Your instructions:
Every line from the start of the records through the line with "XAxis, YAxis, ReferenceLine" is to be written out exactly; pictures are not.

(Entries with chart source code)
+ + + + +

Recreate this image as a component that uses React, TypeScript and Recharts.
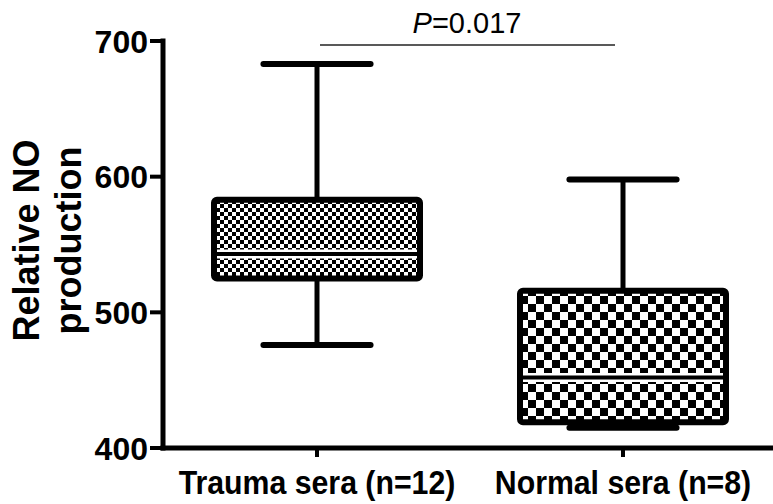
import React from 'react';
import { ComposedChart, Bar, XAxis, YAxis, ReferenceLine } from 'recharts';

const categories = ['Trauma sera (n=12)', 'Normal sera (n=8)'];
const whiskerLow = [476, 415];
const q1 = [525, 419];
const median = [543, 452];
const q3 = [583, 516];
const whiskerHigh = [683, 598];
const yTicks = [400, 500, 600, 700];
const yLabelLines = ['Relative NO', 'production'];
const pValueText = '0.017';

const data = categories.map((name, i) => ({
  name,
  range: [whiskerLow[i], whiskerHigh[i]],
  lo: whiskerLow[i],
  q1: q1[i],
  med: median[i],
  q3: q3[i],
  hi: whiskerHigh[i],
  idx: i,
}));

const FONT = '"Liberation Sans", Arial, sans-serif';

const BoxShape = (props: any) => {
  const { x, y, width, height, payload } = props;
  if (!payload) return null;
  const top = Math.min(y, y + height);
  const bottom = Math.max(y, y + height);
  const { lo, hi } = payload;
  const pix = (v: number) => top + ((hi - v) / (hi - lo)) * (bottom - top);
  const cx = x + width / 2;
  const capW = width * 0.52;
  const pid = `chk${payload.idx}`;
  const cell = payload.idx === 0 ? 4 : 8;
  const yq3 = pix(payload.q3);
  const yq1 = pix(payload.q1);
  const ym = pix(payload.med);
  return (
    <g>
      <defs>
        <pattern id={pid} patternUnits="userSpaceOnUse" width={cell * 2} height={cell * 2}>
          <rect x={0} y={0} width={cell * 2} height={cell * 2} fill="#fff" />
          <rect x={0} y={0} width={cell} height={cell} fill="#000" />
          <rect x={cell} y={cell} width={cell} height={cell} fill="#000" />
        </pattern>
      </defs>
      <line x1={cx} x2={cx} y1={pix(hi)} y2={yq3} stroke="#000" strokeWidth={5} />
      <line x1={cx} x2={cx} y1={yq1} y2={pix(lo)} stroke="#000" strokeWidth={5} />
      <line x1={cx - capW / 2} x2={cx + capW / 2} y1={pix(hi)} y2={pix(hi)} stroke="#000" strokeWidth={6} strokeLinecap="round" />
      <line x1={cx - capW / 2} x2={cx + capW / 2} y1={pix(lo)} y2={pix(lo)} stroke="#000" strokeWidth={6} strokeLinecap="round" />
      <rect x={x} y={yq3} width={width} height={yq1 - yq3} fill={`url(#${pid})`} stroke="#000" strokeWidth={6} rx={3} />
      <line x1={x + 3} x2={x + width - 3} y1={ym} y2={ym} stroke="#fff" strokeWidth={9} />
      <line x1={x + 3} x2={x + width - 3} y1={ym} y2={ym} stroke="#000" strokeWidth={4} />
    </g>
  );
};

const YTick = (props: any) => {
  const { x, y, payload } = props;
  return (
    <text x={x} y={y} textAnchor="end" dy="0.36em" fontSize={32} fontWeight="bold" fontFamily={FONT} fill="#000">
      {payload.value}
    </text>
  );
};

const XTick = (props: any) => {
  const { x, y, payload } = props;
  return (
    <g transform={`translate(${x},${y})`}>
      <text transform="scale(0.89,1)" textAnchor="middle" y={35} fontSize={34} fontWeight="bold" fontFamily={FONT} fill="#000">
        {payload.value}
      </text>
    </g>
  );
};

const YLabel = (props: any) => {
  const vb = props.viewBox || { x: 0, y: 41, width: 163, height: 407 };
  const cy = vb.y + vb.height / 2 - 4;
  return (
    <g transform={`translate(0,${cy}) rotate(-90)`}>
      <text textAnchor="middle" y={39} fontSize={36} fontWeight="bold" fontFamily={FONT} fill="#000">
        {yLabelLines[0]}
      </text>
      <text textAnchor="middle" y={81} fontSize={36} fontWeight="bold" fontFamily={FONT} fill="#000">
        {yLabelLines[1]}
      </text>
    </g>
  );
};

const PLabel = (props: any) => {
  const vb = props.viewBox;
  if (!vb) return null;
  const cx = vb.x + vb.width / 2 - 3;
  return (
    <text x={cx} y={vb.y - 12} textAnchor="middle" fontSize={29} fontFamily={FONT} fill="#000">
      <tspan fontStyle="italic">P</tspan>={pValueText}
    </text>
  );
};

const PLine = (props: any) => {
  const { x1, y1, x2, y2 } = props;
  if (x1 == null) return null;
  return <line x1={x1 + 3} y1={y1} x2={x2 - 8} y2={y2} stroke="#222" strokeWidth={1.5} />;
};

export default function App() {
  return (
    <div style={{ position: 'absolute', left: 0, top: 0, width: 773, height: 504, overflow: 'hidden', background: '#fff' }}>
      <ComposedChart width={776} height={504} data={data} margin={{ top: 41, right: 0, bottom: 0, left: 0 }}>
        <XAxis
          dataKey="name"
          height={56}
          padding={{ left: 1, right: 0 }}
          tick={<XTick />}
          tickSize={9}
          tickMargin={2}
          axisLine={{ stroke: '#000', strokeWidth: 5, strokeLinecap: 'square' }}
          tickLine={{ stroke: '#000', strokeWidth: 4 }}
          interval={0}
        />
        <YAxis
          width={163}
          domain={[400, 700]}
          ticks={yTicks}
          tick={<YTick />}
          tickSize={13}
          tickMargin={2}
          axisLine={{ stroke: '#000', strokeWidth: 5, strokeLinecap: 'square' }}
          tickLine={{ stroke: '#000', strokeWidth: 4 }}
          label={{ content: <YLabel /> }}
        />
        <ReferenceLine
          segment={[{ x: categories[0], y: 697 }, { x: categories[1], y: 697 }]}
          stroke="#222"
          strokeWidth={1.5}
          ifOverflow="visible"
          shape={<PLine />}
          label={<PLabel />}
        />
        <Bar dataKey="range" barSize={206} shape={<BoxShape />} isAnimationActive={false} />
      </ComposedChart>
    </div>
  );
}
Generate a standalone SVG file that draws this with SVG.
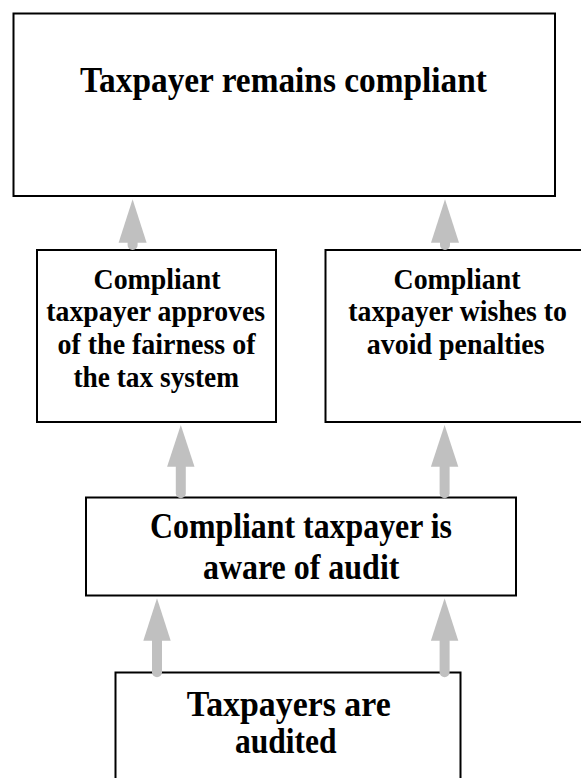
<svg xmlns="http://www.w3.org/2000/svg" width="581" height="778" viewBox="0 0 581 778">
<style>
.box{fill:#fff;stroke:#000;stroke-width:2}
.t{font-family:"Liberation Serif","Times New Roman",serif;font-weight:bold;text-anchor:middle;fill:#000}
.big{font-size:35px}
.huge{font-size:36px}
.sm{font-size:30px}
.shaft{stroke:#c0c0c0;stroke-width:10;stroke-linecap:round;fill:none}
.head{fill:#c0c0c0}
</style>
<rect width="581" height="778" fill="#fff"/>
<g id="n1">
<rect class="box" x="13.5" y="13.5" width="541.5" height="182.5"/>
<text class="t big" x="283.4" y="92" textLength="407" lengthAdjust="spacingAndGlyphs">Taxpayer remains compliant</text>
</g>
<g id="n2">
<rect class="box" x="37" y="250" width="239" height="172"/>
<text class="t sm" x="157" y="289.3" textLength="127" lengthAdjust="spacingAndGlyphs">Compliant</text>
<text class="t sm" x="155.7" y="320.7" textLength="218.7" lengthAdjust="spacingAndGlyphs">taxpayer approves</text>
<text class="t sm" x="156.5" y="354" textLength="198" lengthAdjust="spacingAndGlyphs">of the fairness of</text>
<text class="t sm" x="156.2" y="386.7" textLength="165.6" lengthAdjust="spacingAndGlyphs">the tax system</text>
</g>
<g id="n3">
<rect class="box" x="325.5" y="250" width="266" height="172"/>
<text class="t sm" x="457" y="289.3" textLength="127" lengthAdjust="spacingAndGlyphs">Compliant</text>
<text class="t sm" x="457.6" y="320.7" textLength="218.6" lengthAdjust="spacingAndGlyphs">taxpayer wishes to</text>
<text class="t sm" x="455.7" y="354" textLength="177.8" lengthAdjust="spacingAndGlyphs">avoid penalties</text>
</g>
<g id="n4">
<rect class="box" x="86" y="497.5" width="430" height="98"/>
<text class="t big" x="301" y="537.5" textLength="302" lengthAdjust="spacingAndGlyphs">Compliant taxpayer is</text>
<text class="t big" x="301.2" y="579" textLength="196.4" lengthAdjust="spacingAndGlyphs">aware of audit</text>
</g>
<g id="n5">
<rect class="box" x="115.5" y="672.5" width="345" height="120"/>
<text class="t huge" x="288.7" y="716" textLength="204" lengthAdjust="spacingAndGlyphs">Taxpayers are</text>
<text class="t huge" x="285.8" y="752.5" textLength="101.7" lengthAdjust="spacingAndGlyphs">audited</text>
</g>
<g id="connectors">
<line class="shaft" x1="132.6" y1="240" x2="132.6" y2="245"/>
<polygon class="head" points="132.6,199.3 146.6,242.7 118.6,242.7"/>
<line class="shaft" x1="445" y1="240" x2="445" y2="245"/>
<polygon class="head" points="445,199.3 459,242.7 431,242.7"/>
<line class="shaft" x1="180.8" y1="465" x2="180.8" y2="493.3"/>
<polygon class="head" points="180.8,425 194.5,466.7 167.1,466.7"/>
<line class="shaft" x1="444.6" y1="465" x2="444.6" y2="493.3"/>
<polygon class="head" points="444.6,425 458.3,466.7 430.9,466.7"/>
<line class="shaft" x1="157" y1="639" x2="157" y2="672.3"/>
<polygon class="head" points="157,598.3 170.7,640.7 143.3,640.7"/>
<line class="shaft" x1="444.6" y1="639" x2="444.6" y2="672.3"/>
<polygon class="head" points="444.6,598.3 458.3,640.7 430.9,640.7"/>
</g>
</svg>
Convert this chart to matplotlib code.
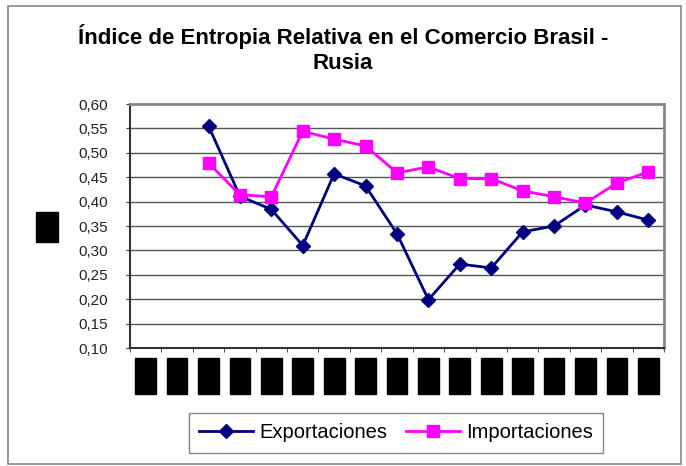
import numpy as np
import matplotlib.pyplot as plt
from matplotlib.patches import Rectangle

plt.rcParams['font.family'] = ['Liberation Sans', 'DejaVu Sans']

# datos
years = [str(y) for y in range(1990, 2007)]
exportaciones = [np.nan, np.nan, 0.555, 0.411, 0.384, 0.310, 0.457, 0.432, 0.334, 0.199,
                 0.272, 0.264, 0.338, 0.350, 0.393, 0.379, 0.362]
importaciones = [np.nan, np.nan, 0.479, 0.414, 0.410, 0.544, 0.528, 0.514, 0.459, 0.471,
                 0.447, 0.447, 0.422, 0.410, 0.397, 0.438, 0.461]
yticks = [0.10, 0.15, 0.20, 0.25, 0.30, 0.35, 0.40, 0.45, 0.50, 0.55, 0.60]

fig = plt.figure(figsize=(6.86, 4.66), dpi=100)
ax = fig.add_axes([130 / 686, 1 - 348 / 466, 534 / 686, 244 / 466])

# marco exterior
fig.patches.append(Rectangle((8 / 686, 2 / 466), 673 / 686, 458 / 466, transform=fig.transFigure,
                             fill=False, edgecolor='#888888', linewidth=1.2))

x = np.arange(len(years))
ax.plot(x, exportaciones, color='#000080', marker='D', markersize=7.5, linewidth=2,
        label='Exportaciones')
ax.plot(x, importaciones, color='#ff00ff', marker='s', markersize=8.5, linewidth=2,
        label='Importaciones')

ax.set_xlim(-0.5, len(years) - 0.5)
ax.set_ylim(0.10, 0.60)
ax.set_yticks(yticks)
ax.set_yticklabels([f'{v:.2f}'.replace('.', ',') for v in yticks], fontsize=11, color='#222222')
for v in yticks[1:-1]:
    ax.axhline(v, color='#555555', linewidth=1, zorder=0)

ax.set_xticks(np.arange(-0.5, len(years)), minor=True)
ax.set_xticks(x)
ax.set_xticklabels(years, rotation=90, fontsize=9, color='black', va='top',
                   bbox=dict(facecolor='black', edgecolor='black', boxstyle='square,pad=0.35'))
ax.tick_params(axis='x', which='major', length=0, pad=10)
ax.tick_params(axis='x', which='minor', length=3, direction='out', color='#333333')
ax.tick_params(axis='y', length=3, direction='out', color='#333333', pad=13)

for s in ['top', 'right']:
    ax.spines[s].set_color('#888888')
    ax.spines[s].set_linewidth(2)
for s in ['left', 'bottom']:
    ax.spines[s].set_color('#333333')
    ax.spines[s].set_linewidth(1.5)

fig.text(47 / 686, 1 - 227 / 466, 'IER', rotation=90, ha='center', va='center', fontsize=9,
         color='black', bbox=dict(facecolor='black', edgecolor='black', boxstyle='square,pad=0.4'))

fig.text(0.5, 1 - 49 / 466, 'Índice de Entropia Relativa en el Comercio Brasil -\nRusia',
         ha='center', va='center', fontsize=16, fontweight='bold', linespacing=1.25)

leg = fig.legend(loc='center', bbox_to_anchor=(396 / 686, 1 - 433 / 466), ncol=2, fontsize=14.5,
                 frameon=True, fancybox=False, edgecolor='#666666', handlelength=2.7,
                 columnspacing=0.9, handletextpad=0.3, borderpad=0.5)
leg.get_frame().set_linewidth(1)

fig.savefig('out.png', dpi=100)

+ + + + +

Response to the exercise:
Recreate this image as a component that uses React, TypeScript and Recharts.
import React from 'react';
import { ComposedChart, Bar, XAxis, YAxis, ReferenceLine } from 'recharts';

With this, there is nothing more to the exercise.